September 2, 2025

NFL is stunned at Bill Belichick coaching at North Carolina

  • Many NFL figures are astonished to see Belichick coaching at the college level after his dominant NFL career.
  • Belichick is known for his innovative defensive strategies, including game plans that stifled high-powered offenses in Super Bowls XXV and XXXVI.
  • While Belichick benefited from coaching Tom Brady, his adaptability and strategic brilliance are key components of his success.

There will be people who watch Bill Belichick at the University of North Carolina and just see someone coaching a college football team at a basketball school. Belichick? I remember that name. He was good in the NFL, right? Coached Tom Brady or something like that? Why is he coaching a college team again?
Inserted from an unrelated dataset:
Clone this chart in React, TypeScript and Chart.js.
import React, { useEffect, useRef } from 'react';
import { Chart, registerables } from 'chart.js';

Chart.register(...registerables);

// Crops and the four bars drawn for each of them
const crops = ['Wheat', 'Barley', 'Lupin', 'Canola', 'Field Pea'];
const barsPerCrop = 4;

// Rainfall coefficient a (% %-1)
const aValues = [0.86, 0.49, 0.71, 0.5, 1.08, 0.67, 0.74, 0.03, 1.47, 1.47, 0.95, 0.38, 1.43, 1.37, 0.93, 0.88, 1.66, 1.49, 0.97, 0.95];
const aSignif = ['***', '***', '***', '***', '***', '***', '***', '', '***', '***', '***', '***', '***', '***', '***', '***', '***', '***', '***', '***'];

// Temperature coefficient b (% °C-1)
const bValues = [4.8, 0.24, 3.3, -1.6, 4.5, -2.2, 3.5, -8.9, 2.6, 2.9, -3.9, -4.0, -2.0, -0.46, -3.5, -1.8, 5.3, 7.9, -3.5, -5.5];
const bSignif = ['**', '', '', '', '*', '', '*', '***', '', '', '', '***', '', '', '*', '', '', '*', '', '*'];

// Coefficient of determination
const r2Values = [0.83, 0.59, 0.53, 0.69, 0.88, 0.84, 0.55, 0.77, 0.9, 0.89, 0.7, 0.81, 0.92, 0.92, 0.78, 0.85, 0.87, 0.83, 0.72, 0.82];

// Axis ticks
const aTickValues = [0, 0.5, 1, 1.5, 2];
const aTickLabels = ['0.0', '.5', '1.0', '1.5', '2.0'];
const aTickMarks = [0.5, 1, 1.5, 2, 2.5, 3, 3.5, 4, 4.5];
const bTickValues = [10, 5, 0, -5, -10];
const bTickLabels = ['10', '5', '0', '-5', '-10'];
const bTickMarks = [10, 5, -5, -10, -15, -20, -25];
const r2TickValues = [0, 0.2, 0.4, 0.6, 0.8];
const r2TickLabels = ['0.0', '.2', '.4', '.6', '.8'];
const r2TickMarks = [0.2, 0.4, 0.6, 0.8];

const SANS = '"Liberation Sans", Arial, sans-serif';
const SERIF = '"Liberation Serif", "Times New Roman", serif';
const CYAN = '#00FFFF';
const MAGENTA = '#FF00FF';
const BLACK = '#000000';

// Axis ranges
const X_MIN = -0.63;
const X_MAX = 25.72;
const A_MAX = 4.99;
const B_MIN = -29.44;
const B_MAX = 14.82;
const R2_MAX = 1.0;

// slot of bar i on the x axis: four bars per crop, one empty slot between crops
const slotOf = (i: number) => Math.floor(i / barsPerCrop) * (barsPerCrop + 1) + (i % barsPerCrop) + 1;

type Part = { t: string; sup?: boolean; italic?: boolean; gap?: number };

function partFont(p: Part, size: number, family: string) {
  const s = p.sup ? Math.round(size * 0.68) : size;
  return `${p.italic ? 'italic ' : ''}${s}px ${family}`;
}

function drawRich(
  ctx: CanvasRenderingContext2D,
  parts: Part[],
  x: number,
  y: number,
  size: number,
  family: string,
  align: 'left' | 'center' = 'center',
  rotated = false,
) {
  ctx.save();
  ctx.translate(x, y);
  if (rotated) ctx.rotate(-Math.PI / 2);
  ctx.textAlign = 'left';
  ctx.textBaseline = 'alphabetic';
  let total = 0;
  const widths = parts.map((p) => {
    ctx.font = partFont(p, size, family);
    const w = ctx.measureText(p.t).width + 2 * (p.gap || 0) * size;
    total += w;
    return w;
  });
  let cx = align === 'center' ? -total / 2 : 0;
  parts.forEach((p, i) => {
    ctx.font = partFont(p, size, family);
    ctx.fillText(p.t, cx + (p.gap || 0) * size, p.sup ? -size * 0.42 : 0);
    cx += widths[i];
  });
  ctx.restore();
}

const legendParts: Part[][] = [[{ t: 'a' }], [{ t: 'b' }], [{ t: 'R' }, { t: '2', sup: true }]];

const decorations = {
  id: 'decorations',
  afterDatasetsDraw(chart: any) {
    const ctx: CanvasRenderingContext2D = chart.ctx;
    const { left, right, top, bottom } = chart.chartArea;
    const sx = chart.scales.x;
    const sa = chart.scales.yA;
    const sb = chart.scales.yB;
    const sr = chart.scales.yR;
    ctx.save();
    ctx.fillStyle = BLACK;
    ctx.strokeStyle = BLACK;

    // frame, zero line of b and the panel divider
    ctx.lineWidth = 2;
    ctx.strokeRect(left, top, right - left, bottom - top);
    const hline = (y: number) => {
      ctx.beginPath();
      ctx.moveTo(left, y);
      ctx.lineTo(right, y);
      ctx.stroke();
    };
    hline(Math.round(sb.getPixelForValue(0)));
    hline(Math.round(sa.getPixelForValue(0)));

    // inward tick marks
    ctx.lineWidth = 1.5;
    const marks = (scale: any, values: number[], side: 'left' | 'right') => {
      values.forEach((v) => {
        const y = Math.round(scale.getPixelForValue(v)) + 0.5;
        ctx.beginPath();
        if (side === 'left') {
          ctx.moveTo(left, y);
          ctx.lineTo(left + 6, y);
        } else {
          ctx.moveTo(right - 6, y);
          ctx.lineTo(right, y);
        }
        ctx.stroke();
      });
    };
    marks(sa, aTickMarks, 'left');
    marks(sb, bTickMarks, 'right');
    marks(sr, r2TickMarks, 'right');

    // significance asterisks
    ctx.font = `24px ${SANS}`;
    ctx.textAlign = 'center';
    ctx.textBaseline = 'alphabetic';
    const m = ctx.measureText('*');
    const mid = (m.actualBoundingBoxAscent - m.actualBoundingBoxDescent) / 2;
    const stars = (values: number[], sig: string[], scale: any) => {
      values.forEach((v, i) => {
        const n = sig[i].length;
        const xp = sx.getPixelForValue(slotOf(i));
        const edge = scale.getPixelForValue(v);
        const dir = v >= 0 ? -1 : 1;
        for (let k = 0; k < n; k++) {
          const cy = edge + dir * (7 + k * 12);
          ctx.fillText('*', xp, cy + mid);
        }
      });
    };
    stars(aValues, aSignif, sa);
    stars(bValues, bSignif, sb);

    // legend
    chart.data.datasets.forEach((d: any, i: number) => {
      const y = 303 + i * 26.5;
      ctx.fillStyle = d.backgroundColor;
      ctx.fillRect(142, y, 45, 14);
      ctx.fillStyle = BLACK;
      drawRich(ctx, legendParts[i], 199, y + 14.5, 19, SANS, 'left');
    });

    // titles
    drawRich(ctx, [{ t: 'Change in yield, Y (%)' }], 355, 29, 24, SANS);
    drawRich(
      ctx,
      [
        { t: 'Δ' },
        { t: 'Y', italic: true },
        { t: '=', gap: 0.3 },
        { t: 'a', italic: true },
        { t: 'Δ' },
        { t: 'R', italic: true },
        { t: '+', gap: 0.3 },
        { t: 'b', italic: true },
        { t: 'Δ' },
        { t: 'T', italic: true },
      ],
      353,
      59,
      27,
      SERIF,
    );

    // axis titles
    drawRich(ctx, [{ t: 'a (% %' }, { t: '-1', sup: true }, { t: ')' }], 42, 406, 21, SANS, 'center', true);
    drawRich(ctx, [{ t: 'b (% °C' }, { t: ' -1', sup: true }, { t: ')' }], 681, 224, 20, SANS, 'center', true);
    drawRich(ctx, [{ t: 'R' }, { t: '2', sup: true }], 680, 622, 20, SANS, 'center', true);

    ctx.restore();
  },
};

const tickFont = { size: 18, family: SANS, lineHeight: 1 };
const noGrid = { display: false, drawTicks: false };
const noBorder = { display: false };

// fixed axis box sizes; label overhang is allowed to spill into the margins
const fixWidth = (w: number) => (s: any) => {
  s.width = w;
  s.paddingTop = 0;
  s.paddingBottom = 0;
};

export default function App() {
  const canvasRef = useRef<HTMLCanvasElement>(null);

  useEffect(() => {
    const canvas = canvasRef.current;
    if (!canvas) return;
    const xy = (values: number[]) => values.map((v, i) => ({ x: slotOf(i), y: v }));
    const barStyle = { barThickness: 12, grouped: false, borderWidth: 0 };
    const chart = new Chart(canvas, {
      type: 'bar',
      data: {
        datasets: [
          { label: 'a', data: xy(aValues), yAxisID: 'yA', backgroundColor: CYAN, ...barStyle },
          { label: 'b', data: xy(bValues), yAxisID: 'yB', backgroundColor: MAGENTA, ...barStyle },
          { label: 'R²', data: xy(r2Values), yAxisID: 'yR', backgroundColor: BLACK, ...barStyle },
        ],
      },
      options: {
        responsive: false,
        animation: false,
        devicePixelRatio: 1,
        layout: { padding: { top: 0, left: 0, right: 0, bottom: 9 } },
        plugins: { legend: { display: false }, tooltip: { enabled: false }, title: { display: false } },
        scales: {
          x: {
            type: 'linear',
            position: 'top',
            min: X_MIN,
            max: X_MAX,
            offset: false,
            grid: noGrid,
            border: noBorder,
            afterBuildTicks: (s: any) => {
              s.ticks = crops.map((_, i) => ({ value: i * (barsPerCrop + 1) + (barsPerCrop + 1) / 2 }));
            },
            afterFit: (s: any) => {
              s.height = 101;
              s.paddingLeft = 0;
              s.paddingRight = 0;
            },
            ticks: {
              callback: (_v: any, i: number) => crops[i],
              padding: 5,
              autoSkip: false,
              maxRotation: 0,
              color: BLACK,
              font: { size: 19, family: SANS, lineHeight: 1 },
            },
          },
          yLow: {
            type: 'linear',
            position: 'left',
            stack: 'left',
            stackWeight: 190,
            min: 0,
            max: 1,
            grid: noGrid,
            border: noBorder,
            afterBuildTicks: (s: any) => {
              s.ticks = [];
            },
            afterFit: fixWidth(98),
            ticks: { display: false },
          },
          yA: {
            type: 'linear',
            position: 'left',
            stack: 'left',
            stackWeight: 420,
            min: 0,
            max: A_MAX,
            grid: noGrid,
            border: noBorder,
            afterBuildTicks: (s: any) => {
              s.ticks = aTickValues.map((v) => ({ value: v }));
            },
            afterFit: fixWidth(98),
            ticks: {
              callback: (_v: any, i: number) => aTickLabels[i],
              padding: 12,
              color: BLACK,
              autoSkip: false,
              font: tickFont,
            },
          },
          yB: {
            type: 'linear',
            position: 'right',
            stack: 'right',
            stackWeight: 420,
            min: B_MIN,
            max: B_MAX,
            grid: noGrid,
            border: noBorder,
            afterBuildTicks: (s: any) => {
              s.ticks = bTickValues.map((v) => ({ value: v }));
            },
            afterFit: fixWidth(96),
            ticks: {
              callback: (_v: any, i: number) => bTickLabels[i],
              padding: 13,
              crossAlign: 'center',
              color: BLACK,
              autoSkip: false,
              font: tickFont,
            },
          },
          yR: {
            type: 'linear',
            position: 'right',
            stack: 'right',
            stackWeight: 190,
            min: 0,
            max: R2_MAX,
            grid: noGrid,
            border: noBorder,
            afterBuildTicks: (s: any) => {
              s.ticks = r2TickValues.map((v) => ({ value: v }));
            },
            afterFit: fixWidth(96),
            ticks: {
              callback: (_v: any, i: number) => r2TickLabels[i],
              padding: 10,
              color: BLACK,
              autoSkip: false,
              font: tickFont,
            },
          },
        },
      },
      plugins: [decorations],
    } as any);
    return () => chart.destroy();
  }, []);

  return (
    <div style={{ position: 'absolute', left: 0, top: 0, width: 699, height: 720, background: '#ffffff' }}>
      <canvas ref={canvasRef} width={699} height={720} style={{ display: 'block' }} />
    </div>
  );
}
For those of you who understand what this unreal moment represents for both college and professional football, good for you. But for those of you who do not, let me tell you a story.
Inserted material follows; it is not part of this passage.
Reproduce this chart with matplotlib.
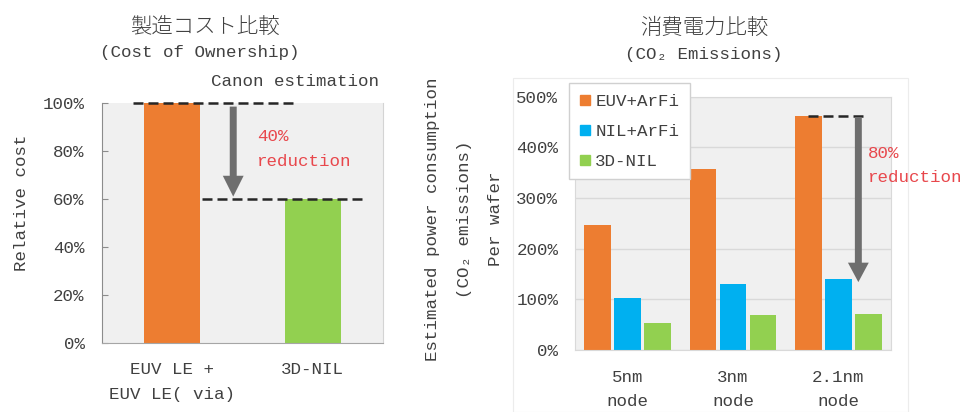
import matplotlib
matplotlib.use("Agg")
import matplotlib.pyplot as plt
from matplotlib.lines import Line2D
from matplotlib.patches import Rectangle

plt.rcParams["font.family"] = ["Liberation Mono", "DejaVu Sans Mono", "Noto Sans CJK JP"]

# cost of ownership (relative, %)
cost_labels = ["EUV LE +\nEUV LE( via)", "3D-NIL"]
cost_values = [100, 60]

# power consumption per wafer (%)
nodes = ["5nm\nnode", "3nm\nnode", "2.1nm\nnode"]
euv_arfi = [247, 357, 462]
nil_arfi = [103, 130, 140]
nil_3d = [53, 69, 71]
series_names = ["EUV+ArFi", "NIL+ArFi", "3D-NIL"]

ORANGE = "#ed7d31"
BLUE = "#00b0f0"
GREEN = "#92d050"
TEXT = "#404040"
RED = "#e8474c"
ARROW = "#6e6e6e"
FS = 12.6

W, H = 965, 412


def fx(x):
    return x / W


def fy(y):
    return 1 - y / H


fig = plt.figure(figsize=(W / 100, H / 100), dpi=100)

# ---- left: cost comparison ----
ax1 = fig.add_axes([fx(102), fy(343), (383 - 102) / W, (343 - 103) / H])
ax1.set_facecolor("#f0f0f0")
ax1.bar([0, 1], cost_values, width=0.4, color=[ORANGE, GREEN], zorder=2)
ax1.set_xlim(-0.5, 1.5)
ax1.set_ylim(0, 100)
ax1.set_yticks(range(0, 101, 20), [f"{v}%" for v in range(0, 101, 20)])
ax1.set_xticks([0, 1], cost_labels, linespacing=1.78)
ax1.tick_params(axis="y", direction="in", length=4, color="#8c8c8c", pad=12.5,
                labelsize=FS, labelcolor=TEXT)
ax1.tick_params(axis="x", length=0, pad=14, labelsize=FS, labelcolor=TEXT)
ax1.spines["left"].set_color("#8c8c8c")
ax1.spines["bottom"].set_color("#a6a6a6")
ax1.spines["right"].set_color("#d4d4d4")
ax1.spines["top"].set_visible(False)

ax1.plot([-0.28, 0.86], [cost_values[0]] * 2, color="#262626", lw=1.8,
         ls=(0, (4, 2)), zorder=3, clip_on=False)
ax1.plot([0.21, 1.35], [cost_values[1]] * 2, color="#262626", lw=1.8,
         ls=(0, (4, 2)), zorder=3, clip_on=False)
ax1.annotate("", xy=(0.434, cost_values[1] + 1), xytext=(0.434, cost_values[0] - 1.5),
             arrowprops=dict(facecolor=ARROW, edgecolor="none", width=5,
                             headwidth=15, headlength=15, shrink=0), zorder=4)
ax1.text(0.605, 80.8, "40%\nreduction", color=RED, fontsize=FS, ha="left",
         va="center", linespacing=1.8)

fig.text(fx(22), fy(203), "Relative cost", rotation=90, ha="center", va="center",
         fontsize=FS, color=TEXT)
fig.text(fx(295), fy(82), "Canon estimation", ha="center", va="center",
         fontsize=FS, color=TEXT)
fig.text(fx(205), fy(27), "製造コスト比較", ha="center", va="center",
         family=["Noto Sans CJK JP"], fontsize=15.4, fontweight="light", color=TEXT)
fig.text(fx(200), fy(53), "(Cost of Ownership)", ha="center", va="center",
         fontsize=FS, color=TEXT)

# ---- right: power consumption ----
fig.add_artist(Rectangle((fx(513), 0), (908 - 513) / W, (412 - 78) / H,
                         transform=fig.transFigure, fill=False,
                         edgecolor="#ececec", lw=0.8))

ax2 = fig.add_axes([fx(575), fy(350), (891 - 575) / W, (350 - 96.7) / H])
ax2.set_facecolor("#f0f0f0")
x = list(range(len(nodes)))
offsets = [-0.285, 0, 0.285]
colors = [ORANGE, BLUE, GREEN]
for vals, off, c in zip([euv_arfi, nil_arfi, nil_3d], offsets, colors):
    ax2.bar([i + off for i in x], vals, width=0.255, color=c, zorder=2)
ax2.set_xlim(-0.5, 2.5)
ax2.set_ylim(0, 500)
ax2.set_yticks(range(0, 501, 100), [f"{v}%" for v in range(0, 501, 100)])
ax2.set_xticks(x, nodes, linespacing=1.78)
ax2.yaxis.grid(True, color="#d9d9d9", lw=1, zorder=1)
ax2.set_axisbelow(True)
ax2.tick_params(axis="y", length=0, pad=12, labelsize=FS, labelcolor=TEXT)
ax2.tick_params(axis="x", length=0, pad=14.5, labelsize=FS, labelcolor=TEXT)
for s in ax2.spines.values():
    s.set_color("#d9d9d9")

ax2.plot([2 - 0.285, 2.24], [euv_arfi[2]] * 2, color="#262626", lw=1.8,
         ls=(0, (4, 2)), zorder=3, clip_on=False)
ax2.annotate("", xy=(2.19, 134), xytext=(2.19, euv_arfi[2] - 2),
             arrowprops=dict(facecolor=ARROW, edgecolor="none", width=5,
                             headwidth=15, headlength=14, shrink=0), zorder=4)
fig.text(fx(868), fy(165.5), "80%\nreduction", color=RED, fontsize=FS, ha="left",
         va="center", linespacing=1.8)

handles = [Line2D([], [], marker="s", linestyle="none", color=c, markersize=7.2)
           for c in colors]
leg = ax2.legend(handles, series_names, loc="upper left",
                 bbox_to_anchor=(fx(569), fy(83)), bbox_transform=fig.transFigure,
                 borderaxespad=0, fontsize=FS, frameon=True, fancybox=False,
                 edgecolor="#d0d0d0", facecolor="white", framealpha=1,
                 borderpad=0.6, handlelength=0.6, handletextpad=0.3,
                 labelspacing=0.84)
for t in leg.get_texts():
    t.set_color(TEXT)

for xp, line in [(433, "Estimated power consumption"),
                 (465, "(CO₂ emissions)"),
                 (495, "Per wafer")]:
    fig.text(fx(xp), fy(219), line, rotation=90, ha="center", va="center",
             fontsize=FS, color=TEXT)

fig.text(fx(704), fy(28), "消費電力比較", ha="center", va="center",
         family=["Noto Sans CJK JP"], fontsize=15.4, fontweight="light", color=TEXT)
fig.text(fx(704), fy(55), "(CO₂ Emissions)", ha="center", va="center",
         fontsize=FS, color=TEXT)

fig.savefig("out.png", dpi=100)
It begins in Super Bowl 25 played in 1991. A young Belichick, then the defensive coordinator for the New York Giants, was facing the vaunted Buffalo Bills’ K-Gun offense that featured quarterback Jim Kelly and wide receivers James Lofton and Andre Reed. Thurman Thomas was the running back. All of those players are now in the Hall of Fame.

It cannot be overstated how terrifying that offense was to defenses. Most coordinators had no real clue how to stop them. Belichick did. He wanted to let Thomas (mostly) run free so he could use other defensive resources to slow down Kelly and the passing game.

The Giants played most of the game with just two linemen and Belichick stuck to either 2-4-5 or a 2-3-6 schemes. When Bills receivers caught the football, they were pulverized.

‘When they caught the ball, we needed to hit those guys, because we felt at that time they weren’t being hit hard enough,’ safety Greg Jackson said. ‘There weren’t a lot of gang tackles on those guys, because they were all spread out. When they caught the ball, all of us had to hustle to the football as fast as we could and strip the ball. It made a huge difference. If you look at that game, we did slow them down from the way they were during the season.’

Buffalo had offensive success in the Super Bowl, but they scored just 19 points after leading the league in total points scored with 458 and averaging 28.6 points a game. The Bills scored 51 points against the Raiders in the title game.

Belichick’s game plan is in the Hall of Fame. He’d devise another stunning plan against the Rams in Super Bowl 36 as coach of the New England Patriots. He created coverages that thoroughly confused the Rams. The team that led the league in scoring, passing and total yards was held to just 17 points.

That is the coach who was on the Carolina sideline on Monday night. That coach. The coach who slowed two of the best offenses in the history of professional football. That coach. The coach who has won eight Super Bowls as a head coach and assistant. That dude.

I’ve spoken to people in the NFL over the past few days who said what many in the league are thinking. They can’t believe Belichick is on a college sideline.

‘… I was shocked and I thought it was a joke when I heard he got this job,’ said Tedy Bruschi, who played for Belichick in New England, on ESPN’s pregame show. ‘This man belongs in the National Football League.’

Yes, Belichick had Tom Brady. Brady was a massive cheat code. The greatest cheat code of all time. But Tom Landry had a cheat code. Chuck Noll had one. Bill Walsh did. All great coaches do. How do you think Andy Reid would do without Patrick Mahomes? I have the answer if you’re wondering. Reid lost five title games as coach of the Eagles and also lost his only pre-Mahomes Super Bowl appearance to … Belichick’s Patriots.

Belichick was also an NFL titan who conquered the most cutthroat, competitive glorious sport there is. Sure, he and Brady, but don’t shortchange Belichick. Ever.

Who knows how Belichick will do in college? What Belichick used in the NFL as his base alloy for success was adaptability. Might not seem like it, but Belichick was actually flexible in how he approached coaching. Belichick’s game plans often reflected that elasticity.

What will that look like in a college environment? It’s one of the great unknowns in the history of college football coaching.

What we do know is what he did in the NFL. That’s what makes this moment so shocking.

No one in the NFL watching will ever get used to it.